Comme par un hasard qui fait bien les choses, l’ouverture du sommet avait été précédée de l’annonce du transfert, deux jours plus tôt que prévu, de la “pleine souveraineté” au gouvernement irakien. Cela constituait une concession pour les pays anti-guerre, en supprimant la réalité un peu lourde de l’occupation très visible du pays, avec Paul Bremer en position de fanion. La décision US a contribué à faciliter l’adoption de la décision de la possibilité d’entraîner des forces irakiennes et, ici et là, aidé à peindre un sourire ou l’autre sur quelques visages de chefs d’État et de gouvernement.

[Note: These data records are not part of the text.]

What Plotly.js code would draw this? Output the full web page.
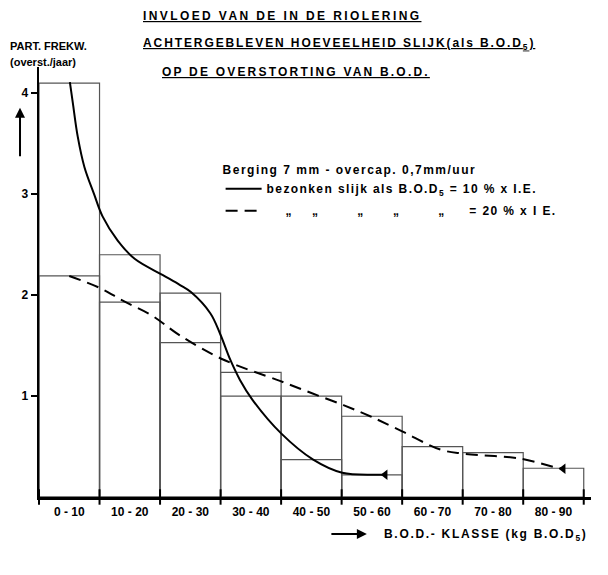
<!DOCTYPE html>
<html>
<head>
<meta charset="utf-8">
<script src="https://cdn.plot.ly/plotly-3.0.1.min.js"></script>
<style>
  html, body { margin: 0; padding: 0; background: #fff; }
  #chart { width: 608px; height: 575px; }
</style>
</head>
<body>
<div id="chart"></div>
<script>
// ---- data ----
const classStart = [0, 10, 20, 30, 40, 50, 60, 70, 80];
const classLabels = ['0 - 10', '10 - 20', '20 - 30', '30 - 40', '40 - 50', '50 - 60', '60 - 70', '70 - 80', '80 - 90'];
const classBounds = [0, 10, 20, 30, 40, 50, 60, 70, 80, 90];

// partial frequency (overst./jaar) per class
const freq10 = [4.10, 2.40, 2.02, 1.00, 0.37, 0.22];              // slijk = 10 % x I.E.
const freq20 = [2.19, 1.93, 1.53, 1.235, 1.00, 0.80, 0.50, 0.44, 0.285]; // slijk = 20 % x I.E.

// smoothed curves drawn through the histograms
const curve10X = [5.1, 5.6, 6.4, 7.5, 9.1, 10.5, 13.0, 15.8, 20.4, 23.3, 25.1, 28.3, 29.9, 31.6, 33.2, 35.3, 40.0, 45.3, 50.1, 55.3, 57.2];
const curve10Y = [4.11, 3.90, 3.57, 3.27, 3.00, 2.78, 2.54, 2.36, 2.20, 2.10, 2.03, 1.82, 1.62, 1.36, 1.16, 0.96, 0.63, 0.37, 0.24, 0.22, 0.22];
const curve20X = [5.0, 10.1, 14.0, 18.6, 23.3, 30.5, 39.8, 45.0, 50.3, 54.7, 60.0, 66.3, 70.1, 79.5, 85.6, 86.6];
const curve20Y = [2.19, 2.07, 1.94, 1.80, 1.60, 1.36, 1.15, 1.03, 0.91, 0.80, 0.65, 0.47, 0.43, 0.38, 0.29, 0.28];

// arrow heads at the curve ends
const endX = [57.2, 86.6];
const endY = [0.22, 0.28];

const yTicks = [1, 2, 3, 4];

// ---- build ----
const centers = classStart.map(s => s + 5);
const ls = (t, sp) => '<span style="letter-spacing:' + sp + 'px">' + t + '</span>';
const nb = n => '\u00a0'.repeat(n);

const traces = [
  {
    type: 'bar', x: centers.slice(0, freq20.length), y: freq20, width: 10,
    marker: { color: 'rgba(0,0,0,0)', line: { color: '#555', width: 1.2 } },
    showlegend: false, hoverinfo: 'skip'
  },
  {
    type: 'bar', x: centers.slice(0, freq10.length), y: freq10, width: 10,
    marker: { color: 'rgba(0,0,0,0)', line: { color: '#555', width: 1.2 } },
    showlegend: false, hoverinfo: 'skip'
  },
  {
    type: 'scatter', mode: 'lines', x: curve10X, y: curve10Y, legendgroup: 'a',
    line: { color: '#000', width: 2, shape: 'spline', smoothing: 1 },
    name: ls('bezonken slijk als B.O.D<sub>5</sub> = 10 % x I.E.', 1.4)
  },
  {
    type: 'scatter', mode: 'lines', x: curve20X, y: curve20Y, legendgroup: 'b',
    line: { color: '#000', width: 2, shape: 'spline', smoothing: 1, dash: '12px,7px' },
    name: ls(nb(4) + '„' + nb(4) + '„' + nb(8) + '„' + nb(6) + '„' + nb(8) + '„' + nb(5) + '= 20 % x I E.', 1.4)
  },
  {
    type: 'scatter', mode: 'markers', x: endX, y: endY,
    marker: { symbol: 'triangle-left', size: 9, color: '#000' },
    showlegend: false, hoverinfo: 'skip'
  },
  {
    // class-boundary tick marks crossing the x axis
    type: 'scatter', mode: 'markers', x: classBounds, y: classBounds.map(() => 0),
    marker: { symbol: 'line-ns', size: 11, color: '#000', line: { color: '#000', width: 2 } },
    cliponaxis: false, showlegend: false, hoverinfo: 'skip'
  }
];

const F = 'Liberation Sans, Arial, sans-serif';
const layout = {
  width: 608, height: 575,
  margin: { l: 39, r: 17, t: 67, b: 78 },
  paper_bgcolor: '#fff', plot_bgcolor: '#fff',
  barmode: 'overlay',
  font: { family: F, size: 12, color: '#000', weight: 'bold' },
  xaxis: {
    range: [0, 91.2],
    tickmode: 'array', tickvals: centers, ticktext: classLabels,
    ticks: 'outside', ticklen: 2, tickcolor: 'rgba(0,0,0,0)',
    tickfont: { family: F, size: 12, color: '#000', weight: 'bold' },
    showgrid: false, zeroline: false,
    showline: true, linecolor: '#000', linewidth: 2.5
  },
  yaxis: {
    range: [0, 4.26],
    tickmode: 'array', tickvals: yTicks, ticktext: yTicks.map(String),
    ticks: 'outside', ticklen: 6, tickwidth: 2, tickcolor: '#000',
    tickfont: { family: F, size: 12, color: '#000', weight: 'bold' },
    showgrid: false, zeroline: false,
    showline: true, linecolor: '#000', linewidth: 2.5
  },
  showlegend: true,
  legend: {
    x: 0.329, xanchor: 'left', y: 0.787, yanchor: 'top',
    bgcolor: 'rgba(0,0,0,0)', borderwidth: 0,
    itemwidth: 36, tracegroupgap: 3,
    font: { family: F, size: 12, color: '#000', weight: 'bold' },
    title: { text: ls('Berging 7 mm - overcap. 0,7mm/uur', 1.5), font: { family: F, size: 12, color: '#000', weight: 'bold' } }
  },
  annotations: [
    { xref: 'paper', yref: 'paper', x: 0.185, y: 1.119, xanchor: 'left', yanchor: 'middle', showarrow: false,
      text: '<u>' + ls('INVLOED VAN DE IN DE RIOLERING', 2.4) + '</u>', font: { family: F, size: 12, weight: 'bold' } },
    { xref: 'paper', yref: 'paper', x: 0.185, y: 1.053, xanchor: 'left', yanchor: 'middle', showarrow: false,
      text: '<u>' + ls('ACHTERGEBLEVEN HOEVEELHEID SLIJK(als B.O.D<sub>5</sub>)', 1.9) + '</u>', font: { family: F, size: 12, weight: 'bold' } },
    { xref: 'paper', yref: 'paper', x: 0.219, y: 0.988, xanchor: 'left', yanchor: 'middle', showarrow: false,
      text: '<u>' + ls('OP DE OVERSTORTING VAN B.O.D.', 2.2) + '</u>', font: { family: F, size: 12, weight: 'bold' } },
    { xref: 'paper', yref: 'paper', x: -0.056, y: 1.049, xanchor: 'left', yanchor: 'middle', showarrow: false,
      text: 'PART. FREKW.', font: { family: F, size: 11, weight: 'bold' } },
    { xref: 'paper', yref: 'paper', x: -0.056, y: 1.012, xanchor: 'left', yanchor: 'middle', showarrow: false,
      text: '(overst./jaar)', font: { family: F, size: 11, weight: 'bold' } },
    { xref: 'paper', yref: 'paper', x: -0.0344, y: 0.905, ax: 0, ay: 50, text: '',
      showarrow: true, arrowhead: 2, arrowsize: 1, arrowwidth: 2, arrowcolor: '#000' },
    { xref: 'paper', yref: 'paper', x: 0.594, y: -0.086, ax: -37, ay: 0, text: '',
      showarrow: true, arrowhead: 2, arrowsize: 1, arrowwidth: 2, arrowcolor: '#000' },
    { xref: 'paper', yref: 'paper', x: 0.621, y: -0.088, xanchor: 'left', yanchor: 'middle', showarrow: false,
      text: ls('B.O.D.- KLASSE (kg B.O.D<sub>5</sub>)', 1.7), font: { family: F, size: 12, weight: 'bold' } }
  ]
};

Plotly.newPlot('chart', traces, layout, { staticPlot: true, displayModeBar: false });
</script>
</body>
</html>
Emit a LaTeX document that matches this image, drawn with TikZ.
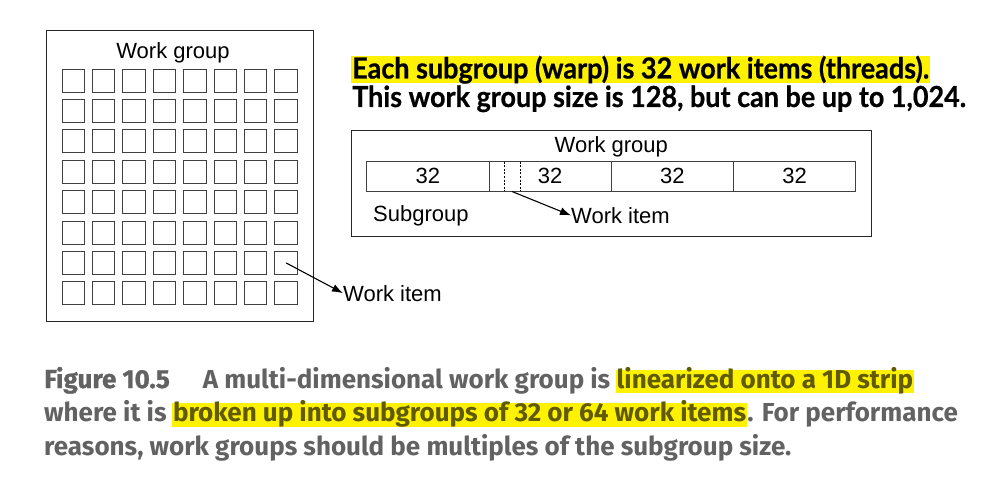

La présence d’un des acteurs du sommet, Tony Blair, avait été accompagnée de certains commentaires restrictifs sur sa position, par rapport à ses habituels emportements américanophiles. Par exemple, on lit dans le Guardian du jour que « Tony Blair flew into Istanbul last night intent on talking up the summit's chance of achieving even a modest success in respect of Iraq and in terms of a wider Nato role in “forgotten” Afghanistan, but was keen to say nothing that would further offend France. »

La raison de cette retenue tient à ce que les travaillistes et le gouvernement sont profondément alarmés du fait que Blair se soit aliéné quelques pays européens puissants, notamment la France, dans les enceintes européennes, à cause de sa politique irakienne. Les travaillistes ont besoin d’une “grande politique européenne”, surtout face aux épreuves qui les attendent (référendum). S’aliéner un pays de l’importance de la France dans le concert européen, pour une politique irakienne qui a montré toutes ses catastrophiques faiblesses et son peu d’intérêt pour les intérêts britanniques, représente une énorme erreur, selon les travaillistes.

Cette réalité politicienne britannique a été marquée par une mesure extraordinaire prise à l’encontre de Blair. Il s’agit de la création d’une Commission au plus haut niveau (ministres, dirigeants des services de sécurité, etc) chargée de suivre, de surveiller, éventuellement de modérer ou d’infléchir la politique pro-américaine de Blair, et ses rapports avec GW Bush.


« Jack Straw, the Foreign Secretary, will chair the new committee, which will also be attended by Gordon Brown, the Chancellor of the Exchequer, John Prescott, the Deputy Prime Minister, David Blunkett, the Home Secretary, and Geoff Hoon, the Secretary of State for Defence. The Chief of the Defence Staff and the Chairman of the Joint Intelligence Committee, which oversees intelligence from M15 and M16, will also be invited to attend.

» The body is one of several cabinet committees that meet in secret to discuss issues of high priority. But the UK/US relations committee is unique in that no other cabinet committee is devoted to relations with a single country.

» Its establishment was being interpreted at Westminster yesterday as a “brake” on Tony Blair and a way for the Cabinet to ensure that other senior ministers are given full access to joint policies with the US President, George W Bush. There is concern within the Government that Mr Blair's relationship with Mr Bush is making the Government unpopular. »


Cette situation extraordinaire pour un Premier ministre britannique mesure autant la profondeur de la crise où est plongé le Royaume-Uni à la suite de la guerre irakienne, et l’incapacité actuelle de l’establishment britannique de trouver une solution de remplacement. En réalité, aujourd’hui Blair est quasiment isolé au sein de son cabinet, y compris de ministres comme Straw (affaires étrangères) et Hoon (défense), sur la profondeur de l’engagement pro-américain. Mais personne ne sait comment proposer la politique alternative évidente (plus pro-européenne sans nécessairement compromettre la souveraineté nationale), ni comment parvenir à établir une coalition politique soutenant cette orientation (bien qu’on trouve dans chaque partie suffisamment de dirigeants favorables à ce changement pour envisager qu’elle puisse être soutenue).